American Airlines Group, similarly, has a number of questions to answer for, including its $20.6 billion in debt. Both companies (American and US Airways) ranked at the absolutely bottom in terms of two-hour tarmac delays last year, and were two of the three worst when it came to flight cancellations. Neither fared exceptionally well with baggage handling, either. Because of its size, American Airlines Group is attempting to rely on its credit card program to drive loyalty, but public perception of the enormous airline, and its consistently mediocre ratings across a gambit of categories, tends to turn off both new and previously loyal consumers.

The worst of the worst
Bringing up the so-called caboose, however, is United Airlines, which also shouldn't come as a complete surprise if you follow the sector.
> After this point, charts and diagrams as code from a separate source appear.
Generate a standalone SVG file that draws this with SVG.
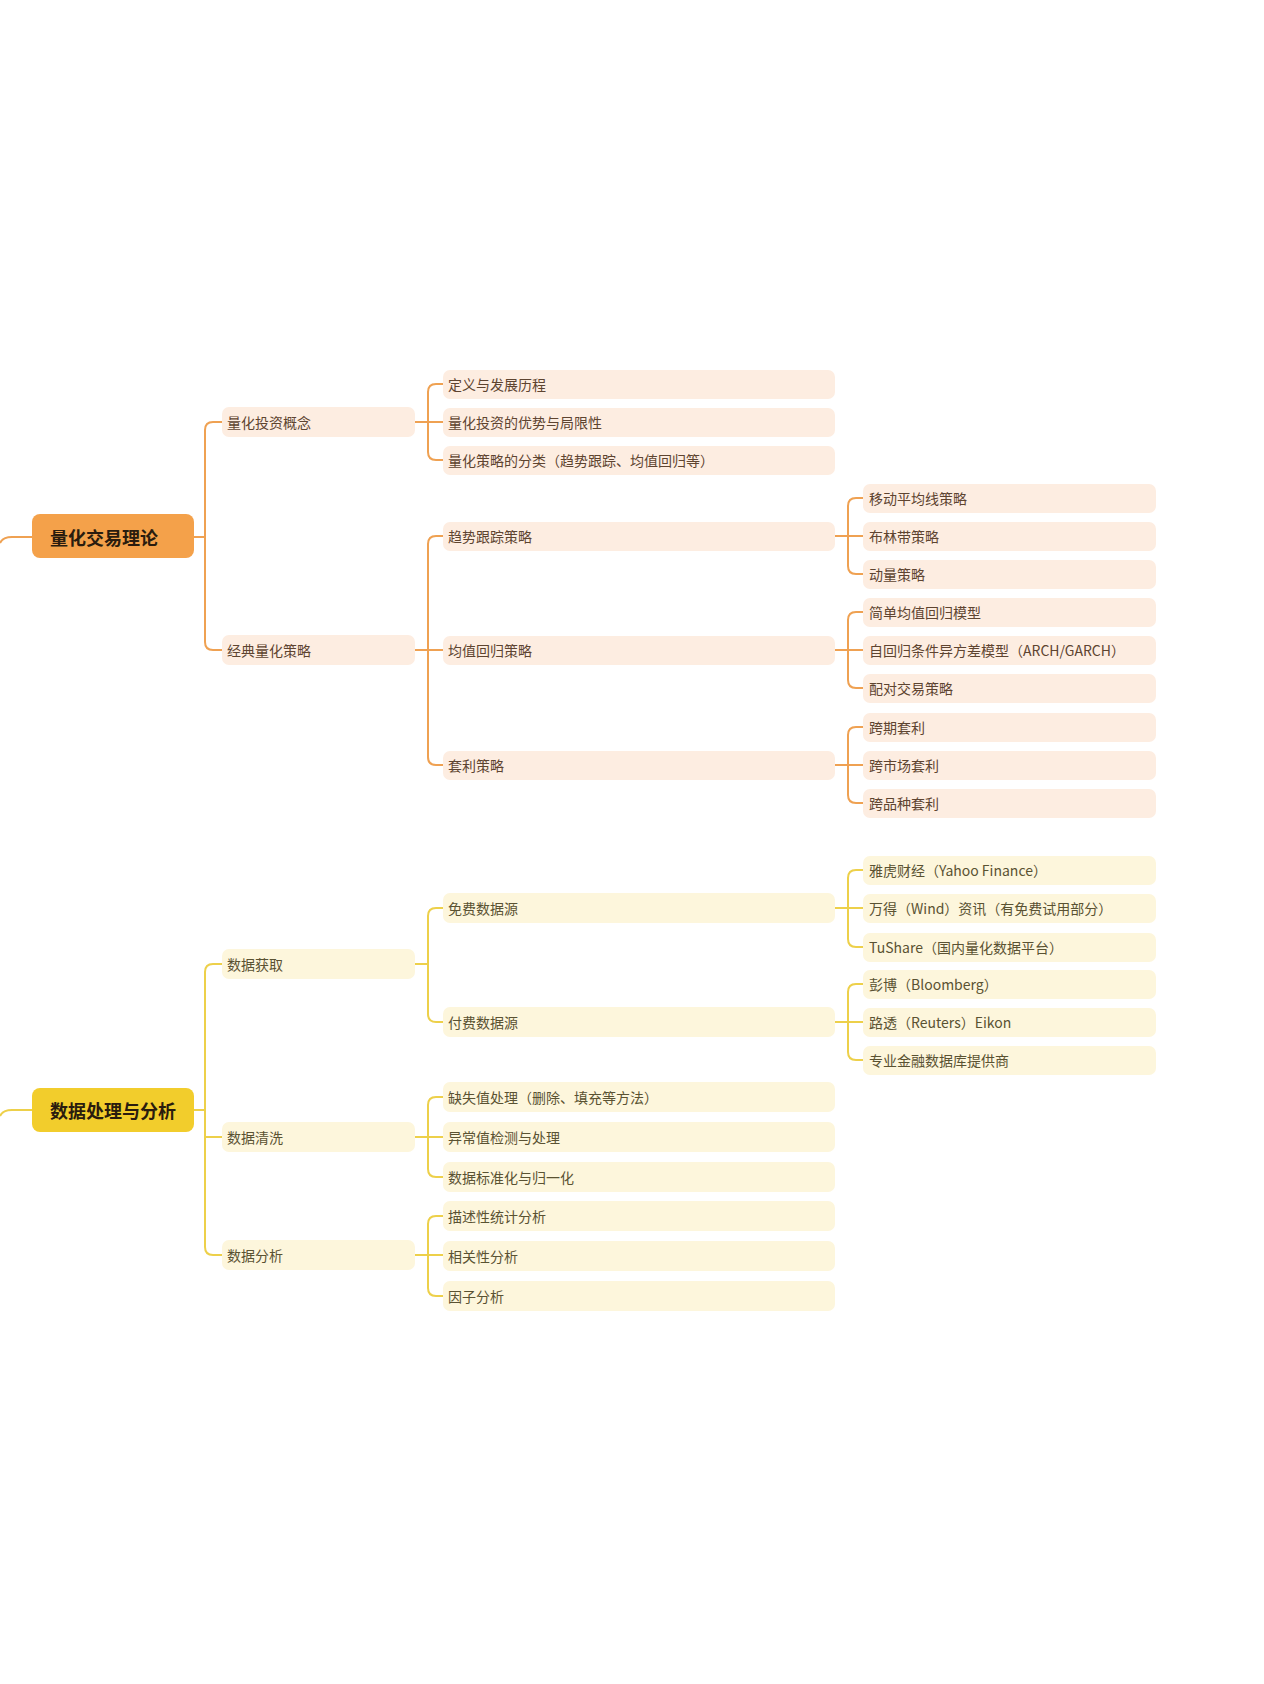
<svg xmlns="http://www.w3.org/2000/svg" width="1264" height="1684" viewBox="0 0 1264 1684">
<style>
text{font-family:"Noto Sans CJK SC","Noto Sans",sans-serif;font-size:14px;dominant-baseline:central}
.root text{font-size:18px;font-weight:bold;fill:#2a1c0e}
.o rect{fill:#FDEDE1}
.o text{fill:#5E4430}
.y rect{fill:#FDF6DC}
.y text{fill:#5A5232}
.lo{fill:none;stroke:#EFA152;stroke-width:2}
.ly{fill:none;stroke:#EDD04A;stroke-width:2}
</style>
<rect width="1264" height="1684" fill="#ffffff"/>
<g id="connectors">
<path class="lo" d="M0,543 Q3,537 12,537 H32"/>
<path class="lo" d="M194,537 H205 M222,422 H213 Q205,422 205,430 V642 Q205,650 213,650 H222"/>
<path class="lo" d="M415,422 H443 M443,384 H436 Q428,384 428,392 V452 Q428,460 436,460 H443"/>
<path class="lo" d="M415,650 H443 M443,536 H436 Q428,536 428,544 V757 Q428,765 436,765 H443"/>
<path class="lo" d="M835,536 H863 M863,498 H856 Q848,498 848,506 V566 Q848,574 856,574 H863"/>
<path class="lo" d="M835,650 H863 M863,612 H856 Q848,612 848,620 V680 Q848,688 856,688 H863"/>
<path class="lo" d="M835,765 H863 M863,727 H856 Q848,727 848,735 V795 Q848,803 856,803 H863"/>
<path class="ly" d="M0,1116 Q3,1110 12,1110 H32"/>
<path class="ly" d="M194,1110 H205 M222,964 H213 Q205,964 205,972 V1247 Q205,1255 213,1255 H222 M205,1137 H222"/>
<path class="ly" d="M415,964 H428 M443,908 H436 Q428,908 428,916 V1014 Q428,1022 436,1022 H443"/>
<path class="ly" d="M835,908 H863 M863,870 H856 Q848,870 848,878 V939 Q848,947 856,947 H863"/>
<path class="ly" d="M835,1022 H863 M863,984 H856 Q848,984 848,992 V1052 Q848,1060 856,1060 H863"/>
<path class="ly" d="M415,1137 H443 M443,1097 H436 Q428,1097 428,1105 V1169 Q428,1177 436,1177 H443"/>
<path class="ly" d="M415,1255 H443 M443,1216 H436 Q428,1216 428,1224 V1288 Q428,1296 436,1296 H443"/>
</g>
<g class="root" id="n-root1"><rect x="32" y="514" width="162" height="44" rx="8" fill="#F4A14A"/><text x="50" y="537">量化交易理论</text></g>
<g class="o">
<g id="n-concept"><rect x="222" y="407" width="193" height="30" rx="7"/><text x="227" y="422">量化投资概念</text></g>
<g id="n-classic"><rect x="222" y="635" width="193" height="30" rx="7"/><text x="227" y="650">经典量化策略</text></g>
<g id="n-def"><rect x="443" y="370" width="392" height="29" rx="7"/><text x="448" y="384">定义与发展历程</text></g>
<g id="n-adv"><rect x="443" y="408" width="392" height="29" rx="7"/><text x="448" y="422">量化投资的优势与局限性</text></g>
<g id="n-cls"><rect x="443" y="446" width="392" height="29" rx="7"/><text x="448" y="460">量化策略的分类（趋势跟踪、均值回归等）</text></g>
<g id="n-trend"><rect x="443" y="522" width="392" height="29" rx="7"/><text x="448" y="536">趋势跟踪策略</text></g>
<g id="n-mean"><rect x="443" y="636" width="392" height="29" rx="7"/><text x="448" y="650">均值回归策略</text></g>
<g id="n-arb"><rect x="443" y="751" width="392" height="29" rx="7"/><text x="448" y="765">套利策略</text></g>
<g id="n-ma"><rect x="863" y="484" width="293" height="29" rx="7"/><text x="869" y="498">移动平均线策略</text></g>
<g id="n-boll"><rect x="863" y="522" width="293" height="29" rx="7"/><text x="869" y="536">布林带策略</text></g>
<g id="n-mom"><rect x="863" y="560" width="293" height="29" rx="7"/><text x="869" y="574">动量策略</text></g>
<g id="n-smr"><rect x="863" y="598" width="293" height="29" rx="7"/><text x="869" y="612">简单均值回归模型</text></g>
<g id="n-garch"><rect x="863" y="636" width="293" height="29" rx="7"/><text x="869" y="650">自回归条件异方差模型（ARCH/GARCH）</text></g>
<g id="n-pair"><rect x="863" y="674" width="293" height="29" rx="7"/><text x="869" y="688">配对交易策略</text></g>
<g id="n-cal"><rect x="863" y="713" width="293" height="29" rx="7"/><text x="869" y="727">跨期套利</text></g>
<g id="n-mkt"><rect x="863" y="751" width="293" height="29" rx="7"/><text x="869" y="765">跨市场套利</text></g>
<g id="n-var"><rect x="863" y="789" width="293" height="29" rx="7"/><text x="869" y="803">跨品种套利</text></g>
</g>
<g class="root" id="n-root2"><rect x="32" y="1088" width="162" height="44" rx="8" fill="#F2CD2C"/><text x="50" y="1110">数据处理与分析</text></g>
<g class="y">
<g id="n-get"><rect x="222" y="949" width="193" height="30" rx="7"/><text x="227" y="964">数据获取</text></g>
<g id="n-clean"><rect x="222" y="1122" width="193" height="30" rx="7"/><text x="227" y="1137">数据清洗</text></g>
<g id="n-ana"><rect x="222" y="1240" width="193" height="30" rx="7"/><text x="227" y="1255">数据分析</text></g>
<g id="n-free"><rect x="443" y="893" width="392" height="30" rx="7"/><text x="448" y="908">免费数据源</text></g>
<g id="n-paid"><rect x="443" y="1007" width="392" height="30" rx="7"/><text x="448" y="1022">付费数据源</text></g>
<g id="n-miss"><rect x="443" y="1082" width="392" height="30" rx="7"/><text x="448" y="1097">缺失值处理（删除、填充等方法）</text></g>
<g id="n-out"><rect x="443" y="1122" width="392" height="30" rx="7"/><text x="448" y="1137">异常值检测与处理</text></g>
<g id="n-norm"><rect x="443" y="1162" width="392" height="30" rx="7"/><text x="448" y="1177">数据标准化与归一化</text></g>
<g id="n-desc"><rect x="443" y="1201" width="392" height="30" rx="7"/><text x="448" y="1216">描述性统计分析</text></g>
<g id="n-corr"><rect x="443" y="1241" width="392" height="30" rx="7"/><text x="448" y="1256">相关性分析</text></g>
<g id="n-factor"><rect x="443" y="1281" width="392" height="30" rx="7"/><text x="448" y="1296">因子分析</text></g>
<g id="n-yahoo"><rect x="863" y="856" width="293" height="29" rx="7"/><text x="869" y="870">雅虎财经（Yahoo Finance）</text></g>
<g id="n-wind"><rect x="863" y="894" width="293" height="29" rx="7"/><text x="869" y="908">万得（Wind）资讯（有免费试用部分）</text></g>
<g id="n-tushare"><rect x="863" y="933" width="293" height="29" rx="7"/><text x="869" y="947">TuShare（国内量化数据平台）</text></g>
<g id="n-bloom"><rect x="863" y="970" width="293" height="29" rx="7"/><text x="869" y="984">彭博（Bloomberg）</text></g>
<g id="n-reuters"><rect x="863" y="1008" width="293" height="29" rx="7"/><text x="869" y="1022">路透（Reuters）Eikon</text></g>
<g id="n-pro"><rect x="863" y="1046" width="293" height="29" rx="7"/><text x="869" y="1060">专业金融数据库提供商</text></g>
</g>
</svg>
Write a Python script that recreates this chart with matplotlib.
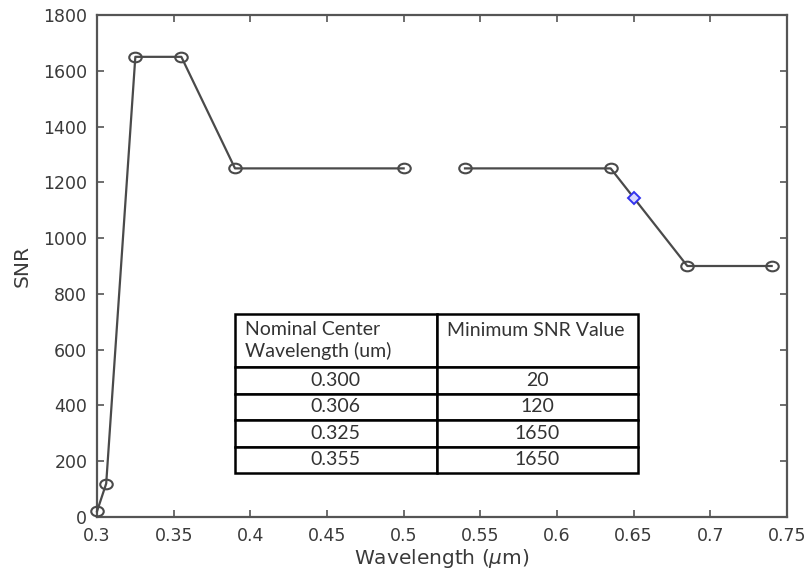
import matplotlib
matplotlib.use("Agg")
import matplotlib.pyplot as plt
import numpy as np
from matplotlib.path import Path
from matplotlib.transforms import Affine2D

# Data
seg1_wl = [0.300, 0.306, 0.325, 0.355, 0.390, 0.500]
seg1_snr = [20, 120, 1650, 1650, 1250, 1250]
seg2_wl = [0.540, 0.635, 0.685, 0.740]
seg2_snr = [1250, 1250, 900, 900]
highlight_wl = [0.650]
highlight_snr = [1145]

xticks = [0.3, 0.35, 0.4, 0.45, 0.5, 0.55, 0.6, 0.65, 0.7, 0.75]
xticklabels = ["0.3", "0.35", "0.4", "0.45", "0.5", "0.55", "0.6", "0.65", "0.7", "0.75"]
yticks = [0, 200, 400, 600, 800, 1000, 1200, 1400, 1600, 1800]

table_header = ["Nominal Center\nWavelength (um)", "Minimum SNR Value\n"]
table_wl = ["0.300", "0.306", "0.325", "0.355"]
table_snr = ["20", "120", "1650", "1650"]

plt.rcParams["font.family"] = ["DejaVu Sans"]

fig = plt.figure(figsize=(8.07, 5.8), dpi=100)
ax = fig.add_axes([97/807, 1 - 517/580, (787-97)/807, (517-15)/580])

ell = Path.unit_circle().transformed(Affine2D().scale(1.3, 1.0))
lc = "#4a4a4a"
for xs, ys in [(seg1_wl, seg1_snr), (seg2_wl, seg2_snr)]:
    ax.plot(xs, ys, color=lc, lw=1.6, marker=ell, markersize=9,
            mfc="none", mec=lc, mew=1.5, clip_on=False, zorder=3)
ax.plot(highlight_wl, highlight_snr, linestyle="none", marker="D", markersize=6.5,
        mfc="#d8d8ff", mec="#3333ee", mew=1.4, zorder=4)

ax.set_xlim(0.3, 0.75)
ax.set_ylim(0, 1800)
ax.set_xticks(xticks)
ax.set_xticklabels(xticklabels)
ax.set_yticks(yticks)
ax.tick_params(direction="in", top=True, right=True, length=5, width=1.2,
               colors="#555555", labelcolor="#3a3a3a", labelsize=12.5, pad=7)
for s in ax.spines.values():
    s.set_color("#555555")
    s.set_linewidth(1.6)
ax.set_xlabel(r"Wavelength ($\mu$m)", fontsize=14.5, color="#3a3a3a", labelpad=2)
ax.set_ylabel("SNR", fontsize=14.5, color="#3a3a3a", labelpad=8)

# Table
cell_text = [table_header] + [[w, s] for w, s in zip(table_wl, table_snr)]
tbl = ax.table(cellText=cell_text, bbox=[(235-97)/690, (517-473)/502, (638-235)/690, (473-314)/502],
               cellLoc="center", zorder=5)
tbl.auto_set_font_size(False)
for (r, c), cell in tbl.get_celld().items():
    cell.set_edgecolor("black")
    cell.set_linewidth(1.8)
    cell.set_facecolor("white")
    cell.get_text().set_fontsize(14)
    cell.get_text().set_family("Lato")
    cell.get_text().set_color("#333333")
    if r == 0:
        cell.set_height(2.0)
        cell.get_text().set_ha("left")
        cell.PAD = 0.05
        cell._loc = "left"
    else:
        cell.set_height(1.0)
    cell.set_width(1.0)

fig.savefig("out.png", dpi=100)
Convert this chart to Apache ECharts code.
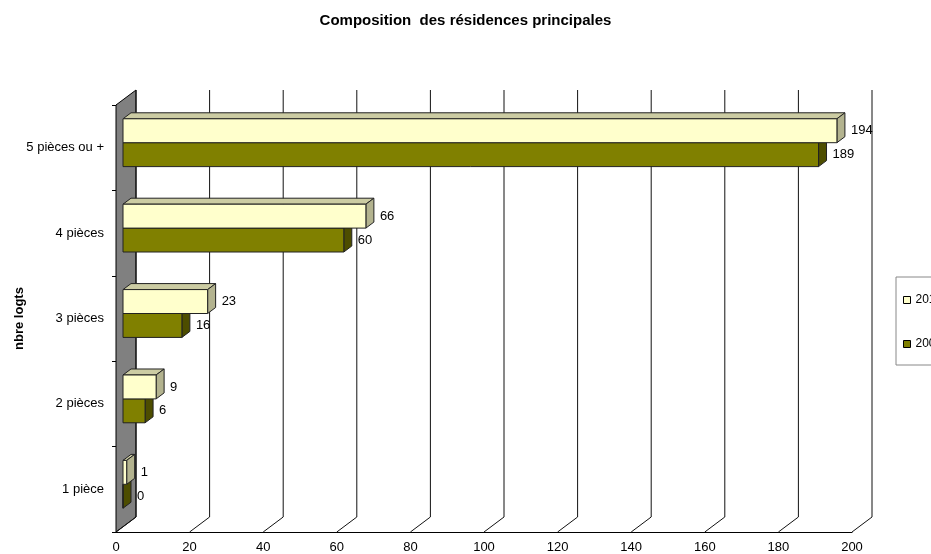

United Airlines ranked dead last in the 2013 Airline Scorecard presented by The Wall Street Journal, with the company bumping the greatest amount of passengers of any major airline, and ranking second-to-last in cancelled flights, mishandled bags, and complaints.

We also have to keep in mind that major airlines aren't going to be able to compete with regional or even national airlines based on price usually. They're going to rely on their perk rewards to drive return customers. The problem for United is that the other aspects of service mentioned here aren't up to par, giving fliers unfamiliar with the airline few reasons to fly United, and leaving existing customers questioning whether or not they want to stick around. These consistently low rankings are worrisome for United in that they could translate into weaker profits if its costs aren't tightly controlled.